---------- Data excerpt

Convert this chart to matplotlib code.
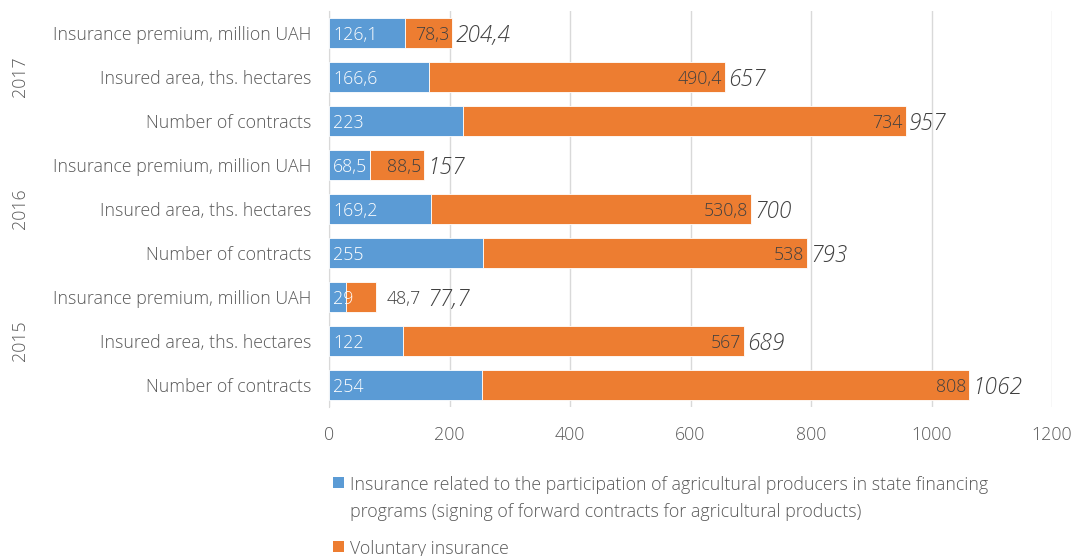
import matplotlib
matplotlib.use("Agg")
import matplotlib.pyplot as plt
from matplotlib.patches import Rectangle

# ---- data (bottom to top) ----
years = ["2015", "2016", "2017"]
indicators = ["Number of contracts", "Insured area, ths. hectares", "Insurance premium, million UAH"]
state_program = [254, 122, 29, 255, 169.2, 68.5, 223, 166.6, 126.1]
voluntary = [808, 567, 48.7, 538, 530.8, 88.5, 734, 490.4, 78.3]
totals = [1062, 689, 77.7, 793, 700, 157, 957, 657, 204.4]
xticks = [0, 200, 400, 600, 800, 1000, 1200]
legend_labels = ["Insurance related to the participation of agricultural producers in state financing\nprograms (signing of forward contracts for agricultural products)",
                 "Voluntary insurance"]

BLUE = "#5B9BD5"
ORANGE = "#ED7D31"
GREY = "#595959"
DARK = "#404040"
FONT = "Open Sans"
W = 300
FS = 12.8
FST = 16.3

def fmt(v):
    s = ("%g" % v)
    return s.replace(".", ",")

fig = plt.figure(figsize=(10.77, 5.56), dpi=100)
ax = fig.add_axes([329/1077, 1-407/556, (1052-329)/1077, (407-11)/556])

n = len(state_program)
ys = list(range(n))
labels = [indicators[i % 3] for i in range(n)]

ax.barh(ys, state_program, height=0.68, color=BLUE, edgecolor="white", linewidth=0.6, zorder=3)
ax.barh(ys, voluntary, left=state_program, height=0.68, color=ORANGE, edgecolor="white", linewidth=0.6, zorder=3)

VA = "center_baseline"
for y, a, b, t in zip(ys, state_program, voluntary, totals):
    ax.annotate(fmt(a), (0, y), xytext=(3, 0), textcoords="offset points",
                ha="left", va=VA, color="white", fontsize=FS, family=FONT, weight=W, zorder=4)
    if b * 0.6025 < 45:
        ax.annotate(fmt(b), (t, y), xytext=(7.5, 0), textcoords="offset points",
                    ha="left", va=VA, color=DARK, fontsize=FS, family=FONT, weight=W, zorder=4)
        ax.annotate(fmt(t), (t, y), xytext=(37, 0), textcoords="offset points",
                    ha="left", va=VA, color=DARK, fontsize=FST, style="italic",
                    family=FONT, weight=W, zorder=4)
    else:
        ax.annotate(fmt(b), (t, y), xytext=(-2, 0), textcoords="offset points",
                    ha="right", va=VA, color=DARK, fontsize=FS, family=FONT, weight=W, zorder=4)
        ax.annotate(fmt(t), (t, y), xytext=(2.5, 0), textcoords="offset points",
                    ha="left", va=VA, color=DARK, fontsize=FST, style="italic",
                    family=FONT, weight=W, zorder=4)

ax.set_xlim(0, 1200)
ax.set_ylim(-0.5, n - 0.5)
ax.set_xticks(xticks)
ax.set_xticklabels([str(x) for x in xticks], family=FONT, weight=W, fontsize=FS, color=GREY)
ax.set_yticks(ys)
ax.set_yticklabels(labels, family=FONT, weight=W, fontsize=FS, color=GREY, va=VA)
ax.tick_params(axis="x", length=0, pad=14)
ax.tick_params(axis="y", length=0, pad=13)
ax.grid(axis="x", color="#D9D9D9", linewidth=1, zorder=0)
for s in ["top", "right", "bottom"]:
    ax.spines[s].set_visible(False)
ax.spines["left"].set_color("#D9D9D9")

# year labels
for i, yr in enumerate(years):
    ycen = 1 + 3 * i
    yfig = ax.transData.transform((0, ycen))[1]
    fig.text(20/1077, yfig / fig.dpi / fig.get_figheight(), yr, rotation=90, ha="center", va="center",
             family=FONT, weight=W, fontsize=FS, color=GREY)

# legend
def px(x, y):
    return x / 1077, 1 - y / 556

for (color, txt, ytop) in [(BLUE, legend_labels[0], 477), (ORANGE, legend_labels[1], 541)]:
    x0, y0 = px(333, ytop + 11)
    fig.patches.append(Rectangle((x0, y0), 11/1077, 11/556, transform=fig.transFigure,
                                 facecolor=color, edgecolor="none"))
    fig.text(350/1077, 1 - (ytop - 1)/556, txt, ha="left", va="top", family=FONT, weight=W,
             fontsize=FS, color=GREY, linespacing=1.65)

fig.savefig("out.png", dpi=100)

--------------------

§ Problem
Without including any picture, repeat the data exactly.

§ Correct result
Convert this chart to matplotlib code.
import matplotlib
matplotlib.use("Agg")
import matplotlib.pyplot as plt
from matplotlib.patches import Rectangle

# ---- data (bottom to top) ----
years = ["2015", "2016", "2017"]
indicators = ["Number of contracts", "Insured area, ths. hectares", "Insurance premium, million UAH"]
state_program = [254, 122, 29, 255, 169.2, 68.5, 223, 166.6, 126.1]
voluntary = [808, 567, 48.7, 538, 530.8, 88.5, 734, 490.4, 78.3]
totals = [1062, 689, 77.7, 793, 700, 157, 957, 657, 204.4]
xticks = [0, 200, 400, 600, 800, 1000, 1200]
legend_labels = ["Insurance related to the participation of agricultural producers in state financing\nprograms (signing of forward contracts for agricultural products)",
                 "Voluntary insurance"]

BLUE = "#5B9BD5"
ORANGE = "#ED7D31"
GREY = "#595959"
DARK = "#404040"
FONT = "Open Sans"
W = 300
FS = 12.8
FST = 16.3

def fmt(v):
    s = ("%g" % v)
    return s.replace(".", ",")

fig = plt.figure(figsize=(10.77, 5.56), dpi=100)
ax = fig.add_axes([329/1077, 1-407/556, (1052-329)/1077, (407-11)/556])

n = len(state_program)
ys = list(range(n))
labels = [indicators[i % 3] for i in range(n)]

ax.barh(ys, state_program, height=0.68, color=BLUE, edgecolor="white", linewidth=0.6, zorder=3)
ax.barh(ys, voluntary, left=state_program, height=0.68, color=ORANGE, edgecolor="white", linewidth=0.6, zorder=3)

VA = "center_baseline"
for y, a, b, t in zip(ys, state_program, voluntary, totals):
    ax.annotate(fmt(a), (0, y), xytext=(3, 0), textcoords="offset points",
                ha="left", va=VA, color="white", fontsize=FS, family=FONT, weight=W, zorder=4)
    if b * 0.6025 < 45:
        ax.annotate(fmt(b), (t, y), xytext=(7.5, 0), textcoords="offset points",
                    ha="left", va=VA, color=DARK, fontsize=FS, family=FONT, weight=W, zorder=4)
        ax.annotate(fmt(t), (t, y), xytext=(37, 0), textcoords="offset points",
                    ha="left", va=VA, color=DARK, fontsize=FST, style="italic",
                    family=FONT, weight=W, zorder=4)
    else:
        ax.annotate(fmt(b), (t, y), xytext=(-2, 0), textcoords="offset points",
                    ha="right", va=VA, color=DARK, fontsize=FS, family=FONT, weight=W, zorder=4)
        ax.annotate(fmt(t), (t, y), xytext=(2.5, 0), textcoords="offset points",
                    ha="left", va=VA, color=DARK, fontsize=FST, style="italic",
                    family=FONT, weight=W, zorder=4)

ax.set_xlim(0, 1200)
ax.set_ylim(-0.5, n - 0.5)
ax.set_xticks(xticks)
ax.set_xticklabels([str(x) for x in xticks], family=FONT, weight=W, fontsize=FS, color=GREY)
ax.set_yticks(ys)
ax.set_yticklabels(labels, family=FONT, weight=W, fontsize=FS, color=GREY, va=VA)
ax.tick_params(axis="x", length=0, pad=14)
ax.tick_params(axis="y", length=0, pad=13)
ax.grid(axis="x", color="#D9D9D9", linewidth=1, zorder=0)
for s in ["top", "right", "bottom"]:
    ax.spines[s].set_visible(False)
ax.spines["left"].set_color("#D9D9D9")

# year labels
for i, yr in enumerate(years):
    ycen = 1 + 3 * i
    yfig = ax.transData.transform((0, ycen))[1]
    fig.text(20/1077, yfig / fig.dpi / fig.get_figheight(), yr, rotation=90, ha="center", va="center",
             family=FONT, weight=W, fontsize=FS, color=GREY)

# legend
def px(x, y):
    return x / 1077, 1 - y / 556

for (color, txt, ytop) in [(BLUE, legend_labels[0], 477), (ORANGE, legend_labels[1], 541)]:
    x0, y0 = px(333, ytop + 11)
    fig.patches.append(Rectangle((x0, y0), 11/1077, 11/556, transform=fig.transFigure,
                                 facecolor=color, edgecolor="none"))
    fig.text(350/1077, 1 - (ytop - 1)/556, txt, ha="left", va="top", family=FONT, weight=W,
             fontsize=FS, color=GREY, linespacing=1.65)

fig.savefig("out.png", dpi=100)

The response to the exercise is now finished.